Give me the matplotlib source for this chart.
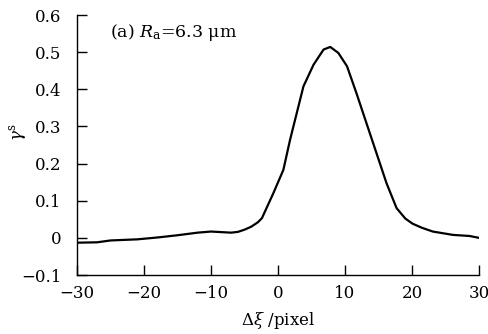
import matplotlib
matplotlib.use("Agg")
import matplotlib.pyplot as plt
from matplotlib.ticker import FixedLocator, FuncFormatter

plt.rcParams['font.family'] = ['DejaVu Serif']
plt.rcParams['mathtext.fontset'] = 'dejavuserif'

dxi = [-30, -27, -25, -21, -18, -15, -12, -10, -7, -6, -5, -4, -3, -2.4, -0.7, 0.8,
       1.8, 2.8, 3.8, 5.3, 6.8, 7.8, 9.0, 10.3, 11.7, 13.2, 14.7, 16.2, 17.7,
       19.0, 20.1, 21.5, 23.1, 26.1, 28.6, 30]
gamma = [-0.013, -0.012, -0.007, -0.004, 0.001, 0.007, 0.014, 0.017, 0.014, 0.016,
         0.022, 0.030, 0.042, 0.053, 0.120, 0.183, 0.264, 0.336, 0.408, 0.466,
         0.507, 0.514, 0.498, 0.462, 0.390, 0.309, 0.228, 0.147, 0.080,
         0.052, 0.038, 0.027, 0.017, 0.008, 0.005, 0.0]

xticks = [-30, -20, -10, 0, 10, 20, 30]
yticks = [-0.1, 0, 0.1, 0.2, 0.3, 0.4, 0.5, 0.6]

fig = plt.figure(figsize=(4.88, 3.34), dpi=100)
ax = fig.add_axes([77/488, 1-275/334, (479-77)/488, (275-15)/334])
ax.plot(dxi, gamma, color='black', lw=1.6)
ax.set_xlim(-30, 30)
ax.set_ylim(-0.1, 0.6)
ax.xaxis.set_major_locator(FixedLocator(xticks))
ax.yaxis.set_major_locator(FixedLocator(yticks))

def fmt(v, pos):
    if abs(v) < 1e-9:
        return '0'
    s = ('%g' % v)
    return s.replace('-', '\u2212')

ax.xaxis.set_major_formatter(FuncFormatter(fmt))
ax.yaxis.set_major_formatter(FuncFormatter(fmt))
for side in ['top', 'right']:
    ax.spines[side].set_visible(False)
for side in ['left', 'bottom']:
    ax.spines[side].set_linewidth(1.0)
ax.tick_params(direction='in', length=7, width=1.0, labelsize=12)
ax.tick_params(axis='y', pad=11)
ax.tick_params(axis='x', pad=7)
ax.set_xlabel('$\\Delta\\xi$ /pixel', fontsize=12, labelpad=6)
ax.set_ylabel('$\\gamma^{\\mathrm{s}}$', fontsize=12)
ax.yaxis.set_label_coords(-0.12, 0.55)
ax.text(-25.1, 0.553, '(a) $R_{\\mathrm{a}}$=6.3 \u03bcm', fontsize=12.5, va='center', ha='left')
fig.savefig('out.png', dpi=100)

▶ [INSTRUCTIONS TO FOLLOW]:
From the material above, copy everything exactly but the pictures.

▶ [EXERCISE OUTPUT]:
Give me the matplotlib source for this chart.
import matplotlib
matplotlib.use("Agg")
import matplotlib.pyplot as plt
from matplotlib.ticker import FixedLocator, FuncFormatter

plt.rcParams['font.family'] = ['DejaVu Serif']
plt.rcParams['mathtext.fontset'] = 'dejavuserif'

dxi = [-30, -27, -25, -21, -18, -15, -12, -10, -7, -6, -5, -4, -3, -2.4, -0.7, 0.8,
       1.8, 2.8, 3.8, 5.3, 6.8, 7.8, 9.0, 10.3, 11.7, 13.2, 14.7, 16.2, 17.7,
       19.0, 20.1, 21.5, 23.1, 26.1, 28.6, 30]
gamma = [-0.013, -0.012, -0.007, -0.004, 0.001, 0.007, 0.014, 0.017, 0.014, 0.016,
         0.022, 0.030, 0.042, 0.053, 0.120, 0.183, 0.264, 0.336, 0.408, 0.466,
         0.507, 0.514, 0.498, 0.462, 0.390, 0.309, 0.228, 0.147, 0.080,
         0.052, 0.038, 0.027, 0.017, 0.008, 0.005, 0.0]

xticks = [-30, -20, -10, 0, 10, 20, 30]
yticks = [-0.1, 0, 0.1, 0.2, 0.3, 0.4, 0.5, 0.6]

fig = plt.figure(figsize=(4.88, 3.34), dpi=100)
ax = fig.add_axes([77/488, 1-275/334, (479-77)/488, (275-15)/334])
ax.plot(dxi, gamma, color='black', lw=1.6)
ax.set_xlim(-30, 30)
ax.set_ylim(-0.1, 0.6)
ax.xaxis.set_major_locator(FixedLocator(xticks))
ax.yaxis.set_major_locator(FixedLocator(yticks))

def fmt(v, pos):
    if abs(v) < 1e-9:
        return '0'
    s = ('%g' % v)
    return s.replace('-', '\u2212')

ax.xaxis.set_major_formatter(FuncFormatter(fmt))
ax.yaxis.set_major_formatter(FuncFormatter(fmt))
for side in ['top', 'right']:
    ax.spines[side].set_visible(False)
for side in ['left', 'bottom']:
    ax.spines[side].set_linewidth(1.0)
ax.tick_params(direction='in', length=7, width=1.0, labelsize=12)
ax.tick_params(axis='y', pad=11)
ax.tick_params(axis='x', pad=7)
ax.set_xlabel('$\\Delta\\xi$ /pixel', fontsize=12, labelpad=6)
ax.set_ylabel('$\\gamma^{\\mathrm{s}}$', fontsize=12)
ax.yaxis.set_label_coords(-0.12, 0.55)
ax.text(-25.1, 0.553, '(a) $R_{\\mathrm{a}}$=6.3 \u03bcm', fontsize=12.5, va='center', ha='left')
fig.savefig('out.png', dpi=100)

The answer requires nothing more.